• U.S.

Art: Fighter from Philadelphia

4 minute read
TIME

In the ’80s, Albert Coombs Barnes came out of his South Philadelphia corner fighting.* A poor boy, he worked his way through high school, paid his way through the University of Pennsylvania medical school by playing semi-pro baseball, helped pay for graduate work at the University of Heidelberg by singing in a German beer garden.

At 35, Dr. Barnes was a millionaire, thanks to his development of a bland antiseptic which he named Argyrol. Albert Barnes thereupon went looking for something else worth fighting for.

He found it in modern art. A frustrated artist himself (after 106 canvases, he gave up painting in his 20s “to escape further self-deception”), he thought he saw glimmers of greatness in the ridiculed works of the French postimpressionists. In 1912 he sent Artist William Glackens, an old high-school chum and baseball teammate, to Paris to buy up the best examples he could find. The $20,000-worth that Glackens brought back made the beginning of the finest private collection of French moderns in the world.

$20 for a Picasso. Barnes followed Glackens to Paris, nosed around junk shops, Montparnasse cafés and studios, haggled with dealers, developed an unerring eye for a bargain. His first Picasso cost him $20, his first Matisse $50; both pictures are now valued at about $20,000. He found a $40,000 Henri Rousseau in a Paris jewelry shop, paid $10 for it. Other of his treasures came higher. In 1942, after 29 years of coveting it, he paid $175,000 for Renoir’s magnificent Mussel Fishers at Berneval. At that time, with a collection of some 200 Renoirs, 100 Cezannes, 75 Matisses and more than 1,000 other hand-picked masterpieces, ancient and modern, valued at from $20 to $50 million, Barnes declared that there were only nine more privately owned pictures in the world that he was still interested in buying.

Unlike many wealthy collectors, Barnes not only bought pictures, he studied them. In 1925 he published his scholarly Art in Painting, now long accepted as an art text in U.S. schools. Later he collaborated on exhaustive, book-length studies of his favorite artists, Cézanne, Renoir and Matisse.
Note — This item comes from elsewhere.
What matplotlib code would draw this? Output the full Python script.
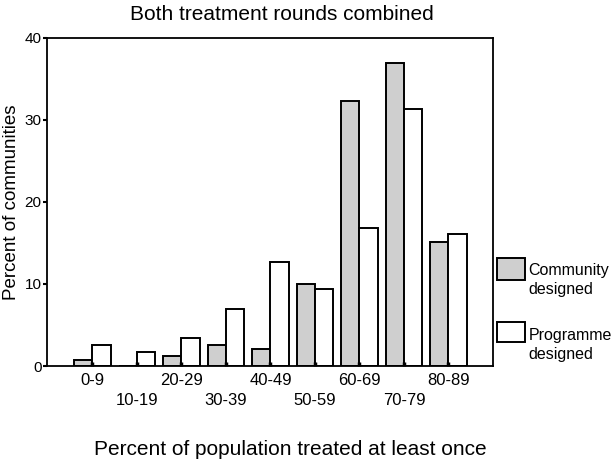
import numpy as np
import matplotlib
matplotlib.use("Agg")
import matplotlib.pyplot as plt
from matplotlib.patches import Rectangle

plt.rcParams['font.family'] = ['Liberation Sans', 'DejaVu Sans']

categories = ["0-9", "10-19", "20-29", "30-39", "40-49",
              "50-59", "60-69", "70-79", "80-89"]
community = [0.7, 0.05, 1.2, 2.6, 2.1, 10.0, 32.3, 36.9, 15.1]
programme = [2.6, 1.7, 3.4, 6.9, 12.7, 9.4, 16.8, 31.3, 16.1]
series_names = ["Community\ndesigned", "Programme\ndesigned"]
grey = "#cfcfcf"

fig = plt.figure(figsize=(6.16, 4.61), dpi=100)
ax = fig.add_axes([0.0763, 0.206, 0.724, 0.712])

x = np.arange(len(categories))
w = 0.41
ax.bar(x - w / 2, community, w, color=grey, edgecolor="black", linewidth=1.4)
ax.bar(x + w / 2, programme, w, color="white", edgecolor="black", linewidth=1.4)

ax.set_xlim(-1.02, 9.0)
ax.set_ylim(0, 40)
ax.set_yticks([0, 10, 20, 30, 40])
ax.tick_params(axis='y', labelsize=11, length=3, width=1.5, pad=1)
ax.set_xticks(x)
ax.set_xticklabels([c if i % 2 == 0 else "\n" + c for i, c in enumerate(categories)],
                   fontsize=12, linespacing=1.45)
ax.tick_params(axis='x', length=3, width=2.5, direction='in', pad=5)
for s in ax.spines.values():
    s.set_linewidth(1.3)

ax.set_title("Both treatment rounds combined", fontsize=15, pad=13, x=0.527)
ax.set_xlabel("Percent of population treated at least once", fontsize=15,
              labelpad=23, x=0.545)
ax.set_ylabel("Percent of communities", fontsize=13.5, labelpad=3)

# legend boxes drawn by hand to the right of the axes
fig.patches.append(Rectangle((0.807, 0.3926), 0.0455, 0.0477, transform=fig.transFigure,
                             facecolor=grey, edgecolor="black", linewidth=1.4))
fig.patches.append(Rectangle((0.807, 0.258), 0.0455, 0.0434, transform=fig.transFigure,
                             facecolor="white", edgecolor="black", linewidth=1.4))
fig.text(0.857, 0.4295, series_names[0], fontsize=11.5, va="top", ha="left", linespacing=1.35)
fig.text(0.858, 0.2885, series_names[1], fontsize=11.5, va="top", ha="left", linespacing=1.35)

fig.savefig("out.png", dpi=100)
Quacks & Cheats. Although Barnes boasted the finest private collection of modern art in the world, few can boast of having seen it. In 1921, Barnes extended his fight for modern art into a war against all art fanciers and cognoscenti. That year, he lent 25 paintings to the Pennsylvania Academy of Fine Arts. Conservative Philadelphians scorned his moderns as “quack practitioners” and “cheats.”Quick-tempered Alfred Barnes took his paintings back from the academy, locked up his collection in a $500,000 limestone museum on his Main Line estate at Merion, Pa. At the same time, he set up the Barnes Foundation to offer free art training to a limited number of carefully selected students a year. Since then, few besides foundation students and personal friends (including John Dewey, Katharine Cornell, Charles Laughton, Albert Einstein, Supreme Court Justice Owen Roberts) have seen any of his pictures.

Art critics and visiting celebrities who thought their prestige entitled them to private viewings got rude refusals or no answer at all. Socialite neighbors who asked to come and bring their weekend guests got the blunt advice: “Take your guests to the movies.” Some of Barnes’s curter notes were signed with the name Fidéle de Port Manech, his mongrel bitch. The general public crusty old Connoisseur Barnes dismissed as untutored “diversion seekers,” just as objectionable when they gushed approval as when they expressed stubborn distaste.

Last week, at 78, Albert Barnes died when the convertible he was driving collided with a ten-ton trailer truck. It looked as though death might finally have opened the doors of his collection. He had provided that, when he was no longer around to hear their comments, the general public should be allowed to look at his paintings—at intervals. The intervals will be up to the trustees of the Barnes Foundation.

* For news of a South Philadelphian who came out singing, see CINEMA.